As the supervisor in charge of the Minneapolis Police Department’s sex crimes unit for a large period during which the writers of the special report “Denied Justice: When a Rape is Reported and Nothing Happens,” (July 22-August 12) analyzed rape reports, I would like to respond to their findings and conclusions.

First, a little background on myself. I served on the MPD for over 41 years. I served extended lengths of time as a uniformed patrol officer and as an investigative sergeant in sex crimes and robbery/homicide. I spent my last 20 years as a lieutenant, including two stints as the head of the sex crimes unit. Bottom line: I was a Minneapolis officer with abundant experience and training.

Now, back to the “Special Report.” Oversimplification and faulty conclusions are rampant in the report. They start from the first column and continue to the last paragraph. The article totally misrepresents the investigative process for rape, even though I made myself available to the authors from the inception of their research.

Misrepresentation: “In almost a quarter of the cases records show police never assigned an investigator.”

Report’s conclusion: Police don’t care and are basically incompetent.

Fact: I personally read all 700 cases assigned to the sex crimes unit every year. I was in charge of assigning a case or not assigning it. There was a logical reason for each of these assigning decisions, which were based on whether the case could be “proven beyond a reasonable doubt.”

This is the level of proof needed for a criminal conviction in the American system of justice. This standard has been in place for more than 200 years.

After reviewing numerous reports and some research, if it showed we could not reach this level of proof I did not assign the case. I usually had fewer then eight investigators in my unit. I did not want to waste valuable investigative resources on cases that could not result in a criminal conviction. That is the prudent thing to do as a public servant.

If any victim contacted me, I responded to their questions. And if new information arose, the case was assigned.

Bottom line: If a case is not prosecutable, I am not going to assign it and waste valuable resources. I had six to eight investigators including myself to handle 700 cases. If there was any doubt, I would assign the case, and it would be investigated until it could be presented for charging or reasonable doubt was found and the investigation came to an end.

Not all cases are solved/prosecuted. The report highlights a stranger rape of a young woman that occurred on the campus of the University of Minnesota. Responding officers along with the MPD crime unit, which processes crime scenes for evidence, did an excellent job with the victim and the crime scene.

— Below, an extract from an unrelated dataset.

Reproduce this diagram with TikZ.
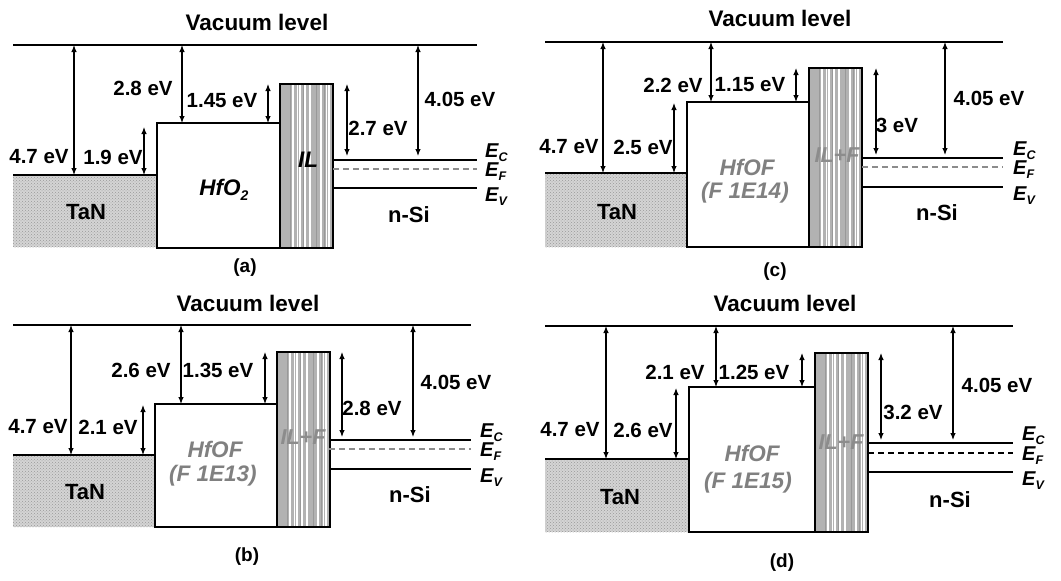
\documentclass[tikz,border=0pt]{standalone}
\usepackage{fontspec}
\setmainfont{Liberation Sans}
\usetikzlibrary{arrows.meta,patterns}
\tikzset{
 lbl/.style={font=\fontsize{20.5}{24}\selectfont\bfseries, inner sep=0pt},
 vac/.style={font=\fontsize{22.5}{26}\selectfont\bfseries, inner sep=0pt},
 capt/.style={font=\fontsize{19}{22}\selectfont\bfseries, inner sep=0pt},
 big/.style={font=\fontsize{22}{26}\selectfont\bfseries, inner sep=0pt},
 oxl/.style={font=\fontsize{22.5}{26}\selectfont\bfseries\itshape, text=black!50, inner sep=0pt},
 hfl/.style={font=\fontsize{22.5}{26}\selectfont\bfseries\itshape, inner sep=0pt},
 ill/.style={font=\fontsize{21.5}{26}\selectfont\bfseries\itshape, text=black!45, inner sep=0pt},
 elbl/.style={font=\fontsize{20}{24}\selectfont\bfseries\itshape, inner sep=0pt, anchor=base west},
 level/.style={line width=1.6pt},
 box/.style={draw, line width=1.6pt},
 tanfill/.style={fill=black!17, postaction={pattern=crosshatch dots, pattern color=black!40}},
 dim/.style={{Latex[length=7pt,width=5.5pt]}-{Latex[length=7pt,width=5.5pt]}, line width=1.1pt},
 fermi/.style={line width=1.6pt, dash pattern=on 6pt off 4pt, draw=black!45},
}
\newcommand\ILbox[3]{%
  \fill[black!30] (#1,#2) rectangle ({#1+53},#3);
  \foreach \o/\w in {13/1.4,17/1,20/1.6,25/1.1,30/1.4,41/1.6,46/1,49/1.6}
    \draw[white, line width=\w pt] ({#1+\o},#2) -- ({#1+\o},#3);
  \foreach \o in {10,23,36,44}
    \draw[black!40, line width=0.7pt] ({#1+\o},#2) -- ({#1+\o},#3);
  \draw[box] (#1,#2) rectangle ({#1+53},#3);
}
\newcommand\Esub[1]{E\smash{\raisebox{-4pt}{\fontsize{12.5}{12.5}\selectfont #1}}}
\begin{document}
\begin{tikzpicture}[x=1pt,y=-1pt]
\useasboundingbox (0,0) rectangle (1061,581);
\fill[white] (0,0) rectangle (1061,581);

% ================= panel (a) =================
\node[vac] (a-vac) at (257,22) {Vacuum level};
\draw[level] (13,45) -- (477,45);
\fill[tanfill] (13,175) rectangle (157,247);
\draw[level] (13,175) -- (157,175);
\draw[box] (157,123) rectangle (280,248);
\ILbox{280}{84}{248}
\draw[level] (333,160) -- (477,160);
\draw[fermi] (333,169) -- (477,169);
\draw[level] (333,188) -- (477,188);
\draw[dim] (74,45) -- (74,175);
\draw[dim] (182,45) -- (182,123);
\draw[dim] (268,84) -- (268,123);
\draw[dim] (144,127) -- (144,175);
\draw[dim] (347,84) -- (347,156);
\draw[dim] (418,45) -- (418,156);
\node[lbl] (a-28) at (143,88) {2.8 eV};
\node[lbl] (a-145) at (222,101) {1.45 eV};
\node[lbl] (a-47) at (39,157) {4.7 eV};
\node[lbl] (a-19) at (113,157) {1.9 eV};
\node[lbl] (a-27) at (378,128) {2.7 eV};
\node[lbl] (a-405) at (460,99) {4.05 eV};
\node[hfl, anchor=base] (a-hfo) at (224,195) {HfO\raisebox{-5pt}{\fontsize{14}{14}\selectfont 2}};
\node[hfl] (a-il) at (308,160) {IL};
\node[big] (a-tan) at (86,212) {TaN};
\node[big] (a-si) at (409,215) {n-Si};
\node[elbl] (a-ec) at (485,157) {\Esub{C}};
\node[elbl] (a-ef) at (485,176) {\Esub{F}};
\node[elbl] (a-ev) at (485,201) {\Esub{V}};
\node[capt] (a-cap) at (245,268) {(a)};

% ================= panel (c) =================
\node[vac] (c-vac) at (780,18) {Vacuum level};
\draw[level] (545,42) -- (1003,42);
\fill[tanfill] (545,173) rectangle (687,247);
\draw[level] (545,173) -- (687,173);
\draw[box] (687,102) rectangle (809,247);
\ILbox{809}{68}{247}
\draw[level] (862,158) -- (1003,158);
\draw[fermi] (862,167) -- (1003,167);
\draw[level] (862,187) -- (1003,187);
\draw[dim] (603,42) -- (603,173);
\draw[dim] (711,42) -- (711,102);
\draw[dim] (796,68) -- (796,102);
\draw[dim] (674,103) -- (674,173);
\draw[dim] (876,68) -- (876,155);
\draw[dim] (945,42) -- (945,155);
\node[lbl] (c-22) at (673,85) {2.2 eV};
\node[lbl] (c-115) at (750,85) {1.15 eV};
\node[lbl] (c-47) at (569,147) {4.7 eV};
\node[lbl] (c-25) at (643,147) {2.5 eV};
\node[lbl] (c-3) at (897,125) {3 eV};
\node[lbl] (c-405) at (989,98) {4.05 eV};
\node[oxl] (c-hf) at (747,167) {HfOF};
\node[oxl] (c-f) at (745,193) {(F 1E14)};
\node[ill] (c-il) at (837,155) {IL+F};
\node[big] (c-tan) at (617,212) {TaN};
\node[big] (c-si) at (937,213) {n-Si};
\node[elbl] (c-ec) at (1013,155) {\Esub{C}};
\node[elbl] (c-ef) at (1013,174) {\Esub{F}};
\node[elbl] (c-ev) at (1013,200) {\Esub{V}};
\node[capt] (c-cap) at (775,272) {(c)};

% ================= panel (b) =================
\node[vac] (b-vac) at (248,303) {Vacuum level};
\draw[level] (13,325) -- (471,325);
\fill[tanfill] (13,455) rectangle (155,527);
\draw[level] (13,455) -- (155,455);
\draw[box] (155,404) rectangle (277,527);
\ILbox{277}{352}{527}
\draw[level] (329,440) -- (471,440);
\draw[fermi] (329,449) -- (471,449);
\draw[level] (329,469) -- (471,469);
\draw[dim] (71,325) -- (71,455);
\draw[dim] (181,325) -- (181,404);
\draw[dim] (265,352) -- (265,404);
\draw[dim] (143,405) -- (143,455);
\draw[dim] (342,352) -- (342,437);
\draw[dim] (413,325) -- (413,437);
\node[lbl] (b-26) at (141,370) {2.6 eV};
\node[lbl] (b-135) at (218,370) {1.35 eV};
\node[lbl] (b-47) at (38,427) {4.7 eV};
\node[lbl] (b-21) at (108,427) {2.1 eV};
\node[lbl] (b-28) at (372,408) {2.8 eV};
\node[lbl] (b-405) at (456,382) {4.05 eV};
\node[oxl] (b-hf) at (215,449) {HfOF};
\node[oxl] (b-f) at (213,476) {(F 1E13)};
\node[ill] (b-il) at (303,437) {IL+F};
\node[big] (b-tan) at (85,492) {TaN};
\node[big] (b-si) at (410,495) {n-Si};
\node[elbl] (b-ec) at (480,437) {\Esub{C}};
\node[elbl] (b-ef) at (480,456) {\Esub{F}};
\node[elbl] (b-ev) at (480,482) {\Esub{V}};
\node[capt] (b-cap) at (247,557) {(b)};

% ================= panel (d) =================
\node[vac] (d-vac) at (785,303) {Vacuum level};
\draw[level] (545,326) -- (1013,326);
\fill[tanfill] (545,459) rectangle (689,532);
\draw[level] (545,459) -- (689,459);
\draw[box] (689,387) rectangle (815,532);
\ILbox{815}{353}{532}
\draw[level] (868,443) -- (1013,443);
\draw[fermi, draw=black] (868,453) -- (1013,453);
\draw[level] (868,472) -- (1013,472);
\draw[dim] (606,326) -- (606,459);
\draw[dim] (716,326) -- (716,387);
\draw[dim] (802,353) -- (802,387);
\draw[dim] (676,388) -- (676,459);
\draw[dim] (881,353) -- (881,440);
\draw[dim] (953,326) -- (953,440);
\node[lbl] (d-21) at (675,372) {2.1 eV};
\node[lbl] (d-125) at (754,372) {1.25 eV};
\node[lbl] (d-47) at (570,430) {4.7 eV};
\node[lbl] (d-26) at (643,430) {2.6 eV};
\node[lbl] (d-32) at (913,412) {3.2 eV};
\node[lbl] (d-405) at (997,385) {4.05 eV};
\node[oxl] (d-hf) at (752,453) {HfOF};
\node[oxl] (d-f) at (748,483) {(F 1E15)};
\node[ill] (d-il) at (841,442) {IL+F};
\node[big] (d-tan) at (620,497) {TaN};
\node[big] (d-si) at (950,500) {n-Si};
\node[elbl] (d-ec) at (1022,440) {\Esub{C}};
\node[elbl] (d-ef) at (1022,460) {\Esub{F}};
\node[elbl] (d-ev) at (1022,485) {\Esub{V}};
\node[capt] (d-cap) at (782,563) {(d)};
\end{tikzpicture}
\end{document}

When I reviewed the case, I immediately gave it highest priority due to the circumstances. Any woman in the city was at risk of being this predator’s next victim. I assigned the case to Sgt. Brian Carlson, since he had responded from home to the initial scene and was the most experienced investigator in the unit. I spoke to him extensively about the case and stopped assigning him cases so he could devote full attention to solving this horrific crime. I also gave him carte blanche to use the other investigators in the unit to assist him when needed.

To this day, the case has not been solved. I assume the suspect was a drifter who moved on, since predators like this do not do just one rape.

Since I knew this case would be highlighted in the newspaper’s report, I contacted Sgt. Carlson, who has recently retired. Sgt. Carlson unequivocally told me he spent more time trying to solve this case then any case in his 17-year tenure in the sex crimes unit.

The victim in this case became upset and could not come to grips with the realization that the crime might never be solved. Not all cases are solved. She has focused her anger on Sgt. Carlson, instead of on the predator who victimized her. I understand this reaction, since it is a type of transference we sometimes encounter in victims.

Bottom line: This case is still prosecutable and if it is solved, Sgt. Carlson will come back from retirement and assist with the prosecution.

A little aside to this story. My wife was a victim of a minor sex crime a few years ago. The crime was an exposing. Sgt. Carlson is the first one I called to check the status of my wife’s case. I think that shows something about his investigative reputation.

The chart at the beginning of the article, “Failures In Rape Investigation,” is a prime example of oversimplification and of drawing false conclusions. The word “Failures” is put in to draw the conclusion for the reader. The chart says over 70 percent of cases are not presented for prosecution, so the conclusion is obviously that police are not doing their job.

In reality, over 70 percent of the cases are not presented for prosecution because the investigative process has shown they are not prosecutable for various reasons. Why would an investigator present a case to a prosecuting attorney that cannot be charged? This would be another waste of a valuable public resource.

The two above examples are just the tip of the iceberg when it comes to the shortcomings of the special report.

Sexual assault is a very serious crime, the investigation of which is complex and currently engulfed in the social/political #MeToo movement. The experts consulted by the writers of this report deal in theory. My colleagues and I deal with reality. I could waste resources on theory, but then no one would get justice.

I hope this special report is just the beginning of the conversation on sexual assault investigation, because, if its flawed conclusions are used to determine public policy, the policy itself will be flawed and victims will actually get less justice.

Mike Sauro, of Eden Prairie, is a retired lieutenant of the Minneapolis Police Department.